The Risks (and Rewards) of Winging It

Well, I’d say Tuesday was a change in plans – but I didn’t have much of a plan to start out with. After a trip to Ancient Olympia, I still had three nights to kill before heading to Athens. I was waffling between heading to Methoni and Napflio. Methoni is located down on the very southwestern tip of the Peloponnese and is most well known for being the home to a great castle that was once captured by the Venetians. On the other side, Napflio is significantly closer to Athens and was the first capital of Greece and another former Venetian stronghold. I decided to just wing it and let my fortunes fall as they may and end up wherever I end up. Travelling like this is equal parts exhilarating and nervewracking, with a healthy dose of anticipation and terror thrown in as well. Part of the reason that I wasn’t able to make a decision is that I didn’t have the information on transportation – I knew both locations would require at least two bus changes, but I had no idea where or what times the buses would depart.
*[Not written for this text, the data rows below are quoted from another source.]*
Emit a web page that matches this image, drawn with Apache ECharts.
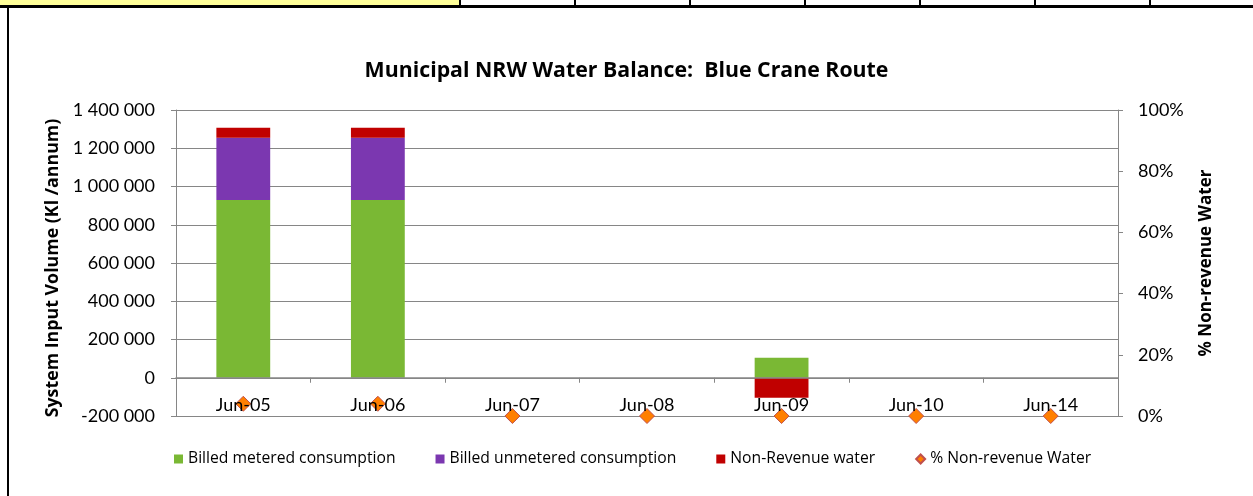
<!DOCTYPE html>
<html><head><meta charset="utf-8">
<script src="https://cdn.jsdelivr.net/npm/echarts@6/dist/echarts.min.js"></script>
<style>html,body{margin:0;padding:0;background:#fff}#c{width:1253px;height:496px}</style>
</head><body><div id="c"></div>
<script>
const categories = ['Jun-05','Jun-06','Jun-07','Jun-08','Jun-09','Jun-10','Jun-14'];
const billedMetered = [930000, 930000, 0, 0, 104000, 0, 0];
const billedUnmetered = [325000, 325000, 0, 0, 0, 0, 0];
const nonRevenue = [52000, 52000, 0, 0, -104000, 0, 0];
const pctNonRevenue = [0.04, 0.04, 0, 0, 0, 0, 0];
const leftTicks = {min: -200000, max: 1400000, interval: 200000};
const rightTicks = {min: 0, max: 1, interval: 0.2};

const FONT = 'Lato';
const FONT2 = 'Open Sans';
const chart = echarts.init(document.getElementById('c'), null, {renderer: 'canvas'});
const fmtNum = v => {
  const s = String(Math.abs(Math.round(v))).replace(/\B(?=(\d{3})+(?!\d))/g, ' ');
  return (v < 0 ? '-' : '') + s;
};

const cellXs = [460, 575, 690, 805, 920, 1035, 1150];
const graphics = [
  {type: 'rect', shape: {x: 0, y: 0, width: 460, height: 6}, style: {fill: '#FFFF99'}, silent: true},
  {type: 'line', shape: {x1: 0, y1: 6.5, x2: 1253, y2: 6.5}, style: {stroke: '#000', lineWidth: 3}, silent: true},
  {type: 'line', shape: {x1: 8, y1: 6, x2: 8, y2: 496}, style: {stroke: '#000', lineWidth: 2}, silent: true}
];
cellXs.forEach(x => graphics.push({type: 'line', shape: {x1: x, y1: 0, x2: x, y2: 6}, style: {stroke: '#000', lineWidth: 2}, silent: true}));

chart.setOption({
  animation: false,
  textStyle: {fontFamily: FONT, color: '#000'},
  title: {text: 'Municipal NRW Water Balance:  Blue Crane Route', left: 'center', top: 55,
    textStyle: {fontFamily: FONT2, fontWeight: 'bold', fontSize: 21.3, color: '#000'}},
  graphic: graphics,
  legend: {
    bottom: 24, left: 169, itemGap: 40, itemWidth: 9, itemHeight: 9,
    textStyle: {fontFamily: FONT2, fontSize: 15.7, color: '#000'},
    data: [
      {name: 'Billed metered consumption', icon: 'rect'},
      {name: 'Billed unmetered consumption', icon: 'rect'},
      {name: 'Non-Revenue water', icon: 'rect'},
      {name: '% Non-revenue Water', icon: 'diamond'}
    ]
  },
  grid: {left: 176, right: 135, top: 110, bottom: 80},
  xAxis: {
    type: 'category', data: categories, z: 4,
    axisLine: {onZero: true, onZeroAxisIndex: 0, lineStyle: {color: '#868686', width: 1.5}},
    axisTick: {show: true, length: 5, lineStyle: {color: '#868686'}},
    axisLabel: {margin: -20, fontSize: 18, color: '#000', fontFamily: FONT}
  },
  yAxis: [
    {type: 'value', min: leftTicks.min, max: leftTicks.max, interval: leftTicks.interval,
     name: 'System Input Volume (Kl /annum)', nameLocation: 'middle', nameGap: 114, nameRotate: 90,
     nameTextStyle: {fontFamily: FONT2, fontWeight: 'bold', fontSize: 17.8, color: '#000', padding: [0, 10, 0, 0]},
     axisLine: {show: true, lineStyle: {color: '#868686'}},
     axisTick: {show: true, length: 5, lineStyle: {color: '#868686'}},
     axisLabel: {fontSize: 18, color: '#000', margin: 21, formatter: fmtNum},
     splitLine: {lineStyle: {color: '#868686', width: 1}}},
    {type: 'value', min: rightTicks.min, max: rightTicks.max, interval: rightTicks.interval, position: 'right',
     name: '% Non-revenue Water', nameLocation: 'middle', nameGap: 80, nameRotate: 90,
     nameTextStyle: {fontFamily: FONT2, fontWeight: 'bold', fontSize: 17, color: '#000'},
     axisLine: {show: true, lineStyle: {color: '#868686'}},
     axisTick: {show: true, length: 5, lineStyle: {color: '#868686'}},
     axisLabel: {fontSize: 18, color: '#000', margin: 20, formatter: v => Math.round(v * 100) + '%'},
     splitLine: {show: false}}
  ],
  series: [
    {name: 'Billed metered consumption', type: 'bar', stack: 'a', data: billedMetered, barWidth: '40%',
     itemStyle: {color: '#7AB834'}},
    {name: 'Billed unmetered consumption', type: 'bar', stack: 'a', data: billedUnmetered, barWidth: '40%',
     itemStyle: {color: '#7B37B0'}},
    {name: 'Non-Revenue water', type: 'bar', stack: 'a', data: nonRevenue, barWidth: '40%',
     itemStyle: {color: '#C00000'}},
    {name: '% Non-revenue Water', type: 'line', yAxisIndex: 1, data: pctNonRevenue,
     lineStyle: {width: 0, opacity: 0}, symbol: 'diamond', symbolSize: 15, z: 1,
     itemStyle: {color: '#FF7F00', borderColor: '#C0504D', borderWidth: 1}}
  ]
});
</script></body></html>
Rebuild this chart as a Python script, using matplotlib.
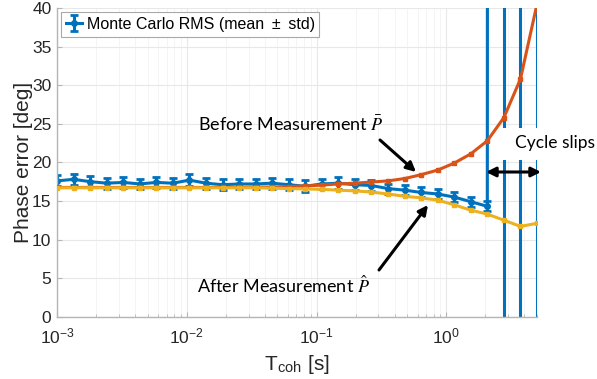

Public transportation in Greece means the bus. And each region has its own bus – and even though they are all part of the same KTEL system – each regional bus operates on its own and doesn’t necessarily communicate with the others. Adding to the confusion is the fact that some of the buses have good websites with helpful information in both English and Greek, but the ones I was looking at have terrible websites, only in Greek. So I figured my best bet to figure out which bus I needed to take was just to ask at the station in Pyrgos, the main town that connects with Olympia.

With this plan in mind I set out from Olympia early, attempting to catch the 7:30 bus to Pyrgos. Due to the holiday schedule or misinformation, the bus didn’t actually come until 8:00. About 45 minutes later, I arrived in Pyrgos. Asking at the ticket counter, I was told the best way to get to Methoni would be to travel to Kyparissia and then from there it would be easy to get to Methoni. Despite what I had figured out from the guidebook and from the internet that would be easiest to get to Methoni from Kalamata (the next major town past Kyparissia), I went with the advice of the ticket counter and headed to Kyparissia.

Here’s where things go really off the rails: once I arrived in Kyparissia, I was told there was no bus to Methoni or Pylos (a larger town near Methoni), only to a town called Hora (sometimes spelled Chora). But the good news was, it was coming soon. So I got on the third bus of the day and headed to Hora. The minute I stepped off the bus, I realized I had made a mistake. The bus dropped me randomly on the street in what appeared to be the middle of town with no indication of a bus station or even a shop selling tickets. Of course there is no one around who speaks English, either. I decide to make a halfhearted attempt at hitchhiking – Pylos is only 21 kilometers away – but then it starts to rain.

After making a loop of the town trying to find something that looks like a bus station, I give up and park myself under a large umbrella near where the bus dropped me off earlier. After sitting here for another hour and a half, finally someone attempts to ask me what I’m doing there instead of just staring. From here, we figure out that the bus station is the convenience store I passed more than once – with a tiny sign and bus schedule in the window. Of course, there are no more buses in the direction I want to go for the day. So at this point my options are stay in Hora or get a taxi to Pylos. I decide to take a taxi and get this day over with. 25 Euros later, I’m in Pylos at a nice hotel (with a nice off-season price!). So it might not be what I planned for the day, but Pylos is a picturesque town (when it isn’t raining) on Navarino Bay, one of the largest natural harbors in Greece.